= Work to do =
Print the lines beginning with the one that contains "What D3.js code" and ending with the one that contains "var left25Hi = [0, -0.71, -1.28, -1.45];", exactly, both included, and no other lines.

(Rows from a dataset of charts and code)
|---|

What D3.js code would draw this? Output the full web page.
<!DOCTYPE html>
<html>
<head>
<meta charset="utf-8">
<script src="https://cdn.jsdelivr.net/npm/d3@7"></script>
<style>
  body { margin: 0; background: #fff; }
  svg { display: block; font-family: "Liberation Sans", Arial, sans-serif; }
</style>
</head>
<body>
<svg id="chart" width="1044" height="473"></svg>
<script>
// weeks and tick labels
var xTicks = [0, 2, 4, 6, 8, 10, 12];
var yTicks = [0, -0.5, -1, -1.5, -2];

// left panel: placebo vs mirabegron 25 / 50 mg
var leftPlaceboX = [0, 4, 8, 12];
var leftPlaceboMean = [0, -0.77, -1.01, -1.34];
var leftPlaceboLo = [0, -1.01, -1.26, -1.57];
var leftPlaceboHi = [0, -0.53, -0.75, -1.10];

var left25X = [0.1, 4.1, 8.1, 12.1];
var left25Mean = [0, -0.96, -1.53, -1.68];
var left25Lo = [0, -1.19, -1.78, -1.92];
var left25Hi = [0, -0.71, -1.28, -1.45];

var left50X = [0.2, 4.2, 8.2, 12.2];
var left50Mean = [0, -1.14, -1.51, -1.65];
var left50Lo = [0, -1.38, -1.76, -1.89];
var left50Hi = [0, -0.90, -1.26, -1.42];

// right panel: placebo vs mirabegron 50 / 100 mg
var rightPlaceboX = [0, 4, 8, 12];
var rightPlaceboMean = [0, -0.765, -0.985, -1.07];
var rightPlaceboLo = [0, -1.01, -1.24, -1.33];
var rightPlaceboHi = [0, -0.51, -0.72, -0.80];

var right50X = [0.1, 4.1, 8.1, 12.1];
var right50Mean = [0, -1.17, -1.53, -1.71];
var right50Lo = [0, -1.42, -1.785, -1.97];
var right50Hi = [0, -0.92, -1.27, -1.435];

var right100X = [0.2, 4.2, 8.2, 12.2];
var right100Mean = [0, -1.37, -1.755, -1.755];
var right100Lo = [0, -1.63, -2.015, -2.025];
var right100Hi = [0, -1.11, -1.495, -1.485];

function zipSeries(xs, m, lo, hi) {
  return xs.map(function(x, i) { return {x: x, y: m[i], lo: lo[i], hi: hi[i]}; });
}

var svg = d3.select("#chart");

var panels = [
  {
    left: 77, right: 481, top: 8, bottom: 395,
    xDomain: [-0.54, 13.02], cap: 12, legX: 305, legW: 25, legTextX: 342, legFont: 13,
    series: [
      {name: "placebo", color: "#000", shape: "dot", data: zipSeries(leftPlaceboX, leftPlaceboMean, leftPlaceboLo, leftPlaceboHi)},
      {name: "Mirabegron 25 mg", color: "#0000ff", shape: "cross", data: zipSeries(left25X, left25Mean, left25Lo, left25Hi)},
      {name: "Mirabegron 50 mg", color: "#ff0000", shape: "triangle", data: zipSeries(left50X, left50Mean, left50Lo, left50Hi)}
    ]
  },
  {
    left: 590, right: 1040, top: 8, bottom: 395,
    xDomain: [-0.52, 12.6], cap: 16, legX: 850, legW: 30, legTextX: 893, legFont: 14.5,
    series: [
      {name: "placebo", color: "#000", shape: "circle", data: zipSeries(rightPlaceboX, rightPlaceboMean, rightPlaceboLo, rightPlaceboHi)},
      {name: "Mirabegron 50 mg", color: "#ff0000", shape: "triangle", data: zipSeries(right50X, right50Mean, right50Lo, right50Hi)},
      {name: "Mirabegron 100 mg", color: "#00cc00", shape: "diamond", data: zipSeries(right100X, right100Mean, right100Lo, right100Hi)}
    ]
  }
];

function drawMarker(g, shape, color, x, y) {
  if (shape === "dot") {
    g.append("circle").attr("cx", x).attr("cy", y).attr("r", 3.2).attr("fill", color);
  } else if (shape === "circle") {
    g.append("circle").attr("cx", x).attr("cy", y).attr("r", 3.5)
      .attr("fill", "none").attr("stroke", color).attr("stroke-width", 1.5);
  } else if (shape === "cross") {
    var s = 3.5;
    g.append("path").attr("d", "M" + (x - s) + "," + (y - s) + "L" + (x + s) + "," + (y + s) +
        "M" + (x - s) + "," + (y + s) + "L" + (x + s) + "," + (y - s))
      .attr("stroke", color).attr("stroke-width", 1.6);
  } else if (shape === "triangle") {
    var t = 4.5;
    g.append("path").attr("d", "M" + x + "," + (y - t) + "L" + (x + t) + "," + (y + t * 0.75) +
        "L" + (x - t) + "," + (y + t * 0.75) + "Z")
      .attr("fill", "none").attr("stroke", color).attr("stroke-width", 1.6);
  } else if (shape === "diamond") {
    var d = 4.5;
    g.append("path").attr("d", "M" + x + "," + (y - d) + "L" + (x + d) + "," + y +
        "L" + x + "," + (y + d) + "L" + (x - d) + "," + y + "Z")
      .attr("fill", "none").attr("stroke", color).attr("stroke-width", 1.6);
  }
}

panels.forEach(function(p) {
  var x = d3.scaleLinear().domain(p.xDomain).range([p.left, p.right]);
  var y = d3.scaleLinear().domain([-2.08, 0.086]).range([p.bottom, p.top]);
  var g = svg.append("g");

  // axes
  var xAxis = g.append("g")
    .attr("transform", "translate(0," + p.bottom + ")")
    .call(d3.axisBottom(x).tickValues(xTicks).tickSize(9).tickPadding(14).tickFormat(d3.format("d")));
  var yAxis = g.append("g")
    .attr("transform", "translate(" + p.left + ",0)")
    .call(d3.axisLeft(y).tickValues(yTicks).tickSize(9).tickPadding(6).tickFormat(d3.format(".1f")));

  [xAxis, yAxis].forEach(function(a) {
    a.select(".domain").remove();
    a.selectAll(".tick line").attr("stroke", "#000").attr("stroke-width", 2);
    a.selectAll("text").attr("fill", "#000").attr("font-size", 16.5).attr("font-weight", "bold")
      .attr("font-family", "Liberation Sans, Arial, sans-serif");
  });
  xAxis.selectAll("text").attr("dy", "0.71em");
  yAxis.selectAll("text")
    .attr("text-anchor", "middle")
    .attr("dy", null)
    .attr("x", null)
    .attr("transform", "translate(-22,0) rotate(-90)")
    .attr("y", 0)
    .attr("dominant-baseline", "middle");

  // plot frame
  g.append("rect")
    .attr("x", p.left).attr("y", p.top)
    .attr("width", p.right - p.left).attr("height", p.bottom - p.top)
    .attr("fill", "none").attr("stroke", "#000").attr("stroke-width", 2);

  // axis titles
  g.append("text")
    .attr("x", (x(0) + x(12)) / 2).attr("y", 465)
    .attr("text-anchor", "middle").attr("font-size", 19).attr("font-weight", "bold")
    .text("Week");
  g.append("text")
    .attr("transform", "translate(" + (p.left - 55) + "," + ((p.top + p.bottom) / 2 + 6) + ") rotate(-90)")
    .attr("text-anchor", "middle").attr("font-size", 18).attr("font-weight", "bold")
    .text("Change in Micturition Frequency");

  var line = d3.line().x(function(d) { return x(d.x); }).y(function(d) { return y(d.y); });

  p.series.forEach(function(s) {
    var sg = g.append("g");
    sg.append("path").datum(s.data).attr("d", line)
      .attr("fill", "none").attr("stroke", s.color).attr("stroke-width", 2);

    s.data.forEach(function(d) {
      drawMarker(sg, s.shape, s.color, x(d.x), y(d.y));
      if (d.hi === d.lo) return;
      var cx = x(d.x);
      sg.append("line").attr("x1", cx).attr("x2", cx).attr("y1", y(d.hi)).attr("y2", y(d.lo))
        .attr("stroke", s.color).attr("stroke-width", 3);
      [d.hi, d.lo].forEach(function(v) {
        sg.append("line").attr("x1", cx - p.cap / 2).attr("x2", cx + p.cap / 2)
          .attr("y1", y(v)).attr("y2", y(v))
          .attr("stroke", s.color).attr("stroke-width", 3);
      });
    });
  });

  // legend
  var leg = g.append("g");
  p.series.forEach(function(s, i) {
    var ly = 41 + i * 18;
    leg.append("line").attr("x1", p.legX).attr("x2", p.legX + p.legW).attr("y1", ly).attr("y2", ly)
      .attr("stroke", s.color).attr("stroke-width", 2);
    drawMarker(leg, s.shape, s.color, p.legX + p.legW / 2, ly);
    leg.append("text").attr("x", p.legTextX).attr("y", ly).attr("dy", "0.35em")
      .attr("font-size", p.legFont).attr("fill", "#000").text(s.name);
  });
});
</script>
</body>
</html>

|---|

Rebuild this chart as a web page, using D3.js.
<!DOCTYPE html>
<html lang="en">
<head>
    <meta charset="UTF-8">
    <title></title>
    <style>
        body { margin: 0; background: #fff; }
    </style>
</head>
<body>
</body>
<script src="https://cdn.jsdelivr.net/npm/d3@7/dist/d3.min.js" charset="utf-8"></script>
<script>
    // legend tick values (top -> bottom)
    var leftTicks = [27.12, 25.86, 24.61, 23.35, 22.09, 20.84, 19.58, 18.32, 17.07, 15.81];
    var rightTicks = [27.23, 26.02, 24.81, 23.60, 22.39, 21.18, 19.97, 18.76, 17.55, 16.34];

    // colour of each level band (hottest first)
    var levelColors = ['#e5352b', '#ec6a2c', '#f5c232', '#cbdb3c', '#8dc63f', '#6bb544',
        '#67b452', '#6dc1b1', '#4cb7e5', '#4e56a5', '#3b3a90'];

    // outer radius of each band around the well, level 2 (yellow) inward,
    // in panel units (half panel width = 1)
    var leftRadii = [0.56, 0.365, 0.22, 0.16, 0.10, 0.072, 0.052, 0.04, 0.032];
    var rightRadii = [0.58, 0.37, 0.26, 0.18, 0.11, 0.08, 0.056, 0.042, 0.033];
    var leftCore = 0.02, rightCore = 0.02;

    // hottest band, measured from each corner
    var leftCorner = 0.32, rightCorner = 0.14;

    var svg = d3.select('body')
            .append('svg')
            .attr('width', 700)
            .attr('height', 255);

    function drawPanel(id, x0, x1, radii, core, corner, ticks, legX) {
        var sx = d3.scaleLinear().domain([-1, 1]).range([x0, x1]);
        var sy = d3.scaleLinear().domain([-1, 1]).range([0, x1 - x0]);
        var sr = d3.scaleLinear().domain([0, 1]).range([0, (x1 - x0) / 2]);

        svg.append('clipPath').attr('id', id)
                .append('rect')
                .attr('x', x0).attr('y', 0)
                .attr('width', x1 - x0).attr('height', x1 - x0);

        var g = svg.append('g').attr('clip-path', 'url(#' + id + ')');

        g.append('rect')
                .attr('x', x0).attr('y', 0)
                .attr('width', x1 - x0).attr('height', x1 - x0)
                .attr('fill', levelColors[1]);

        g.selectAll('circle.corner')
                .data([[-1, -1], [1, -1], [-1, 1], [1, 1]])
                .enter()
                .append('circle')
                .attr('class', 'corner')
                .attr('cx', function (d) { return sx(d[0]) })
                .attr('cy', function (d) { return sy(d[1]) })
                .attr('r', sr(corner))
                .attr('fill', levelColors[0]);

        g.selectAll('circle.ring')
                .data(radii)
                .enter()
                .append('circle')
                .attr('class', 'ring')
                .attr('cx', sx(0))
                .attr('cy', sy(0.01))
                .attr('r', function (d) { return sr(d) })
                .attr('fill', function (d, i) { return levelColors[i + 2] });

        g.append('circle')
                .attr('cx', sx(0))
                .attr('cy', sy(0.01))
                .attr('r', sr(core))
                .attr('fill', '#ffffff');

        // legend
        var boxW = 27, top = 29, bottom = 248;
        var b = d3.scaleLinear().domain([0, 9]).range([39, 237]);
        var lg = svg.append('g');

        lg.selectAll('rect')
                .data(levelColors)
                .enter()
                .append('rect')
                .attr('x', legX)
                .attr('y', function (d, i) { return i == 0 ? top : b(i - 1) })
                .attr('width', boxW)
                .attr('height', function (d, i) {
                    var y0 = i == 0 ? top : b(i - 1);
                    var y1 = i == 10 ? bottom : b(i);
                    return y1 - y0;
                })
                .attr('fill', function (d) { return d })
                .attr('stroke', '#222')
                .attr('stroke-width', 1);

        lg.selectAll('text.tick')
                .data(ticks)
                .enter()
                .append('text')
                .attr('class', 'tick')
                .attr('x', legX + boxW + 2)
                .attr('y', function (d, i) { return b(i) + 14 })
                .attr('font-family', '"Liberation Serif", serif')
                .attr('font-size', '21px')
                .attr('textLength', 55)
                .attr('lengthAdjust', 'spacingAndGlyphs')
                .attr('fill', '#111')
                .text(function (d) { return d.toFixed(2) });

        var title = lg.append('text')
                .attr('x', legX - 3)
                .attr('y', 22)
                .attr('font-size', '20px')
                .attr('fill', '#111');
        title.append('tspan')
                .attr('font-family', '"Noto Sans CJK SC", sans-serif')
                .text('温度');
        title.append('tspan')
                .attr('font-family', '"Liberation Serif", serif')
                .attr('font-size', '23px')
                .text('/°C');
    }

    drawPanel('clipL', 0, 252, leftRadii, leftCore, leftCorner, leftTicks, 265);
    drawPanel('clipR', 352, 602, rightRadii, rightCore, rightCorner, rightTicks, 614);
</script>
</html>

|---|

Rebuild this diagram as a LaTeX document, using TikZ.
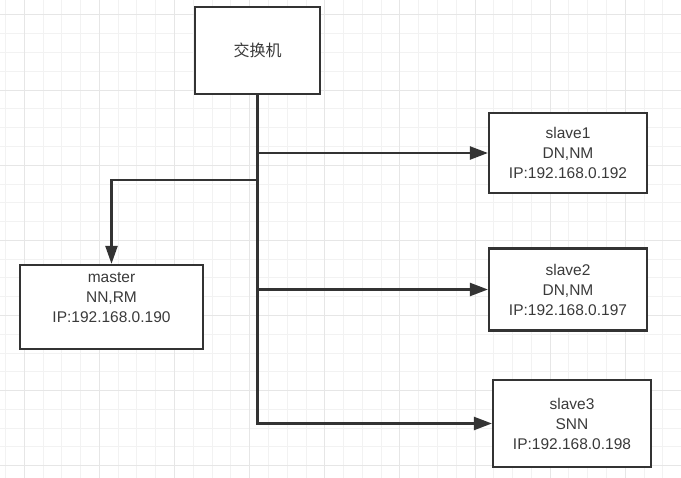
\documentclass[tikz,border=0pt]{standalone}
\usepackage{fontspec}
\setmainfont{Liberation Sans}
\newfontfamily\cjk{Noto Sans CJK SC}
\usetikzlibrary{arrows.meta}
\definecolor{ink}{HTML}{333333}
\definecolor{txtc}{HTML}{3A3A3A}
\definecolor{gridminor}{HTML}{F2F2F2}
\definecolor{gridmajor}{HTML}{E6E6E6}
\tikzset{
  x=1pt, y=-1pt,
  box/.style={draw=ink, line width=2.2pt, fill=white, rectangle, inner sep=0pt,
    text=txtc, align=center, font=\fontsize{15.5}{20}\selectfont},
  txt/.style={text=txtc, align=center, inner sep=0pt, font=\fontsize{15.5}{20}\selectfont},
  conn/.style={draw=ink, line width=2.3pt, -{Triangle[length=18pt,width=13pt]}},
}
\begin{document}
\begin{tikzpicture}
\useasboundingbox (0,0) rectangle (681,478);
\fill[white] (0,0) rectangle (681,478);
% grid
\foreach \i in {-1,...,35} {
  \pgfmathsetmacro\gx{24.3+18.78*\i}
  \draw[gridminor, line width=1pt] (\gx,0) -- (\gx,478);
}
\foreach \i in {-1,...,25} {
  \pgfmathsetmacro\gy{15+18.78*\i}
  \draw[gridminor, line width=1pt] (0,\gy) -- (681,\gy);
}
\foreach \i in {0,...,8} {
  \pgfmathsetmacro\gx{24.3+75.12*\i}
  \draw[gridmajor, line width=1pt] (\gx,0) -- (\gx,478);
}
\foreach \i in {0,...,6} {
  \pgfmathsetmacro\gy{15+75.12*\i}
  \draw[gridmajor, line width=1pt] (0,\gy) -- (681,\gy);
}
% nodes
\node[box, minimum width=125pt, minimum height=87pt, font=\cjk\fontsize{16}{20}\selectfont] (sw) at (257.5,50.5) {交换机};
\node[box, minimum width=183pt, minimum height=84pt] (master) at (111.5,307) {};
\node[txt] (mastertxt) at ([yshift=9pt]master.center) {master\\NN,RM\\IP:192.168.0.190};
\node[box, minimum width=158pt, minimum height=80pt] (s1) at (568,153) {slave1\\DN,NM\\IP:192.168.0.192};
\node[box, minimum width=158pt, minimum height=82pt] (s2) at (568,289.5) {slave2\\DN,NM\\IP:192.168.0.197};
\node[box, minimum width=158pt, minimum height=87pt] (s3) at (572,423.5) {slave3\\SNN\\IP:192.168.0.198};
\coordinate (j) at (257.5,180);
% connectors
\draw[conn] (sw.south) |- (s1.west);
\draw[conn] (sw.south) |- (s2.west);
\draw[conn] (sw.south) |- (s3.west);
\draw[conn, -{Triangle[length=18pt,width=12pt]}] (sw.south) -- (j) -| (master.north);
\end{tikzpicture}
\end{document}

|---|

= Task answer =
What D3.js code would draw this? Output the full web page.
<!DOCTYPE html>
<html>
<head>
<meta charset="utf-8">
<script src="https://cdn.jsdelivr.net/npm/d3@7"></script>
<style>
  body { margin: 0; background: #fff; }
  svg { display: block; font-family: "Liberation Sans", Arial, sans-serif; }
</style>
</head>
<body>
<svg id="chart" width="1044" height="473"></svg>
<script>
// weeks and tick labels
var xTicks = [0, 2, 4, 6, 8, 10, 12];
var yTicks = [0, -0.5, -1, -1.5, -2];

// left panel: placebo vs mirabegron 25 / 50 mg
var leftPlaceboX = [0, 4, 8, 12];
var leftPlaceboMean = [0, -0.77, -1.01, -1.34];
var leftPlaceboLo = [0, -1.01, -1.26, -1.57];
var leftPlaceboHi = [0, -0.53, -0.75, -1.10];

var left25X = [0.1, 4.1, 8.1, 12.1];
var left25Mean = [0, -0.96, -1.53, -1.68];
var left25Lo = [0, -1.19, -1.78, -1.92];
var left25Hi = [0, -0.71, -1.28, -1.45];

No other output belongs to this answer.